■ **EXERCISE DESCRIPTION**
Everything from the first line down to the line containing "y_ticks = [0, 500, 1000, 1500, 2000]" should be reproduced exactly; please include nothing else.

■ **MATERIAL PROVIDED**

+ + + +

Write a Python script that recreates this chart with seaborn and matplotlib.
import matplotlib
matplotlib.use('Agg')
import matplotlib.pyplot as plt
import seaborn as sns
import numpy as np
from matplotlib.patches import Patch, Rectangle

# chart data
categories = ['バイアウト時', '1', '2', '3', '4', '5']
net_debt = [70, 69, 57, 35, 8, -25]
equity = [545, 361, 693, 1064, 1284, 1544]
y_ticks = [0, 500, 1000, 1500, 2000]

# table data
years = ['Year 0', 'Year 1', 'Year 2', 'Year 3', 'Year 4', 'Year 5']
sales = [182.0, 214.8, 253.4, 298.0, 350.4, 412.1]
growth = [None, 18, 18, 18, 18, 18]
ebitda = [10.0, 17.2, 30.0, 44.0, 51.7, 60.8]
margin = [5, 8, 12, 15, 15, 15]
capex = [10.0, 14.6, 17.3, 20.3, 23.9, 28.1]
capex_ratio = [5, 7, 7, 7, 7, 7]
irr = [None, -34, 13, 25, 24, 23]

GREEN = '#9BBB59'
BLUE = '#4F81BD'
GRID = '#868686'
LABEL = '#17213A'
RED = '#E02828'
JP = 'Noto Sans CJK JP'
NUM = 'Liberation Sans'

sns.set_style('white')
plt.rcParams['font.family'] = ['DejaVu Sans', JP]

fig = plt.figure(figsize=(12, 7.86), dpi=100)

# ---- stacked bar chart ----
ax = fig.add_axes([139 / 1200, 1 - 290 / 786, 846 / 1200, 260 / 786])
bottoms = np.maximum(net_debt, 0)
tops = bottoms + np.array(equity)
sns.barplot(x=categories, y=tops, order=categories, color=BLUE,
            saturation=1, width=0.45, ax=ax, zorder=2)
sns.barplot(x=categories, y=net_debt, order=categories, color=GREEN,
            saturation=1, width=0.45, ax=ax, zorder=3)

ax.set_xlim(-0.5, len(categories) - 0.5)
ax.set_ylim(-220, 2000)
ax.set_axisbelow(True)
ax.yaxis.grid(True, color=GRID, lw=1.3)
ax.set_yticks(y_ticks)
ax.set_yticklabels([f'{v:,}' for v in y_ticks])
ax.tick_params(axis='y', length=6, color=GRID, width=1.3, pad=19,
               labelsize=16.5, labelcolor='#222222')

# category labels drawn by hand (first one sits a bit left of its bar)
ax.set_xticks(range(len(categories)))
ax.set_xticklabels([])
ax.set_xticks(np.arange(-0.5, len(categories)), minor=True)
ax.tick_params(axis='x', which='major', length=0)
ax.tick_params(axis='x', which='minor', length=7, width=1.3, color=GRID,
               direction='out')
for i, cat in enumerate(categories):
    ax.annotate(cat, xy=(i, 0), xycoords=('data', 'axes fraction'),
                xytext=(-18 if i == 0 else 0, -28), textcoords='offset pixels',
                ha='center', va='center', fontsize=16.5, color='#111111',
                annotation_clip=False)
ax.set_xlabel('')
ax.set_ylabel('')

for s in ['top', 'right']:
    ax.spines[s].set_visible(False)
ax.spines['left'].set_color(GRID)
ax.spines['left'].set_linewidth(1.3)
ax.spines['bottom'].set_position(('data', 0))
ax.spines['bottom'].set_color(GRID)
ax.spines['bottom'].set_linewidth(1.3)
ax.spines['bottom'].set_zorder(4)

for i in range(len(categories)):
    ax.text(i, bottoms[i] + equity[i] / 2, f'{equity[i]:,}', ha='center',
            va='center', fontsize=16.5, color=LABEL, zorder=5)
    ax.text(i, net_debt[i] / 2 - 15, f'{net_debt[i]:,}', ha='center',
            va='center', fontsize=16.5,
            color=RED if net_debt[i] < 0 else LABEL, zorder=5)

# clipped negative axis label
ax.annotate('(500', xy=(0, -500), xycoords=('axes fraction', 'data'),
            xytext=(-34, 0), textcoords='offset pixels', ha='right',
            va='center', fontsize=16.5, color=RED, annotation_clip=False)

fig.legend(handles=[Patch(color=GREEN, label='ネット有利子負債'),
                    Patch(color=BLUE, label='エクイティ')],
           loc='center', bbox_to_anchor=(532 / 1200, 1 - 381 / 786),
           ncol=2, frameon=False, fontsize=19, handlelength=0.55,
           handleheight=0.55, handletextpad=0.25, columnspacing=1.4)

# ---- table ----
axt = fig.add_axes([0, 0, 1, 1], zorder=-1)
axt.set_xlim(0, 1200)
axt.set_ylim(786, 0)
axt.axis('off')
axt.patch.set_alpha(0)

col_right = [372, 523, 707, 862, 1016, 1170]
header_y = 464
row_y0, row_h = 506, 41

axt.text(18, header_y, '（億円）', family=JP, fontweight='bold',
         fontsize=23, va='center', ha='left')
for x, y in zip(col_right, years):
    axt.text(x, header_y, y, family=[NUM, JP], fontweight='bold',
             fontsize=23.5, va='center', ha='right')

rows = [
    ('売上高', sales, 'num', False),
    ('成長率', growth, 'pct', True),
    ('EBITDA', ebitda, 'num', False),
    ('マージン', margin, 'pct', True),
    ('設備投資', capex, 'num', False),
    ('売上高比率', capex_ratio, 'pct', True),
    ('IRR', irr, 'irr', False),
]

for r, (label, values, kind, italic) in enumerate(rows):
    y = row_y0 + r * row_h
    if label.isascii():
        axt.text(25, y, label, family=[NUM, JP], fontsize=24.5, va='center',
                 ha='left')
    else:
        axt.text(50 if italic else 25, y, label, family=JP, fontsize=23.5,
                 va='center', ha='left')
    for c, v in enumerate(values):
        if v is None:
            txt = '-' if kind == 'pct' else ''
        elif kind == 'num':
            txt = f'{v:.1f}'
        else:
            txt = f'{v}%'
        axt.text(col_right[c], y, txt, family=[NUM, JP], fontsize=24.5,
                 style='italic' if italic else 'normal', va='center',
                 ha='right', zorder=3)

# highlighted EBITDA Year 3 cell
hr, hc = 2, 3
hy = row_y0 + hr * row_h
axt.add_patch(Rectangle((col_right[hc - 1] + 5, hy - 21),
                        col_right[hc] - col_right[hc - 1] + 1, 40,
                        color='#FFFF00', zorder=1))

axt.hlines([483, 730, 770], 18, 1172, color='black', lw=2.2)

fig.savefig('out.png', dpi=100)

+ + + +

■ **FINISHED TASK**
Write a Python script that recreates this chart with seaborn and matplotlib.
import matplotlib
matplotlib.use('Agg')
import matplotlib.pyplot as plt
import seaborn as sns
import numpy as np
from matplotlib.patches import Patch, Rectangle

# chart data
categories = ['バイアウト時', '1', '2', '3', '4', '5']
net_debt = [70, 69, 57, 35, 8, -25]
equity = [545, 361, 693, 1064, 1284, 1544]
y_ticks = [0, 500, 1000, 1500, 2000]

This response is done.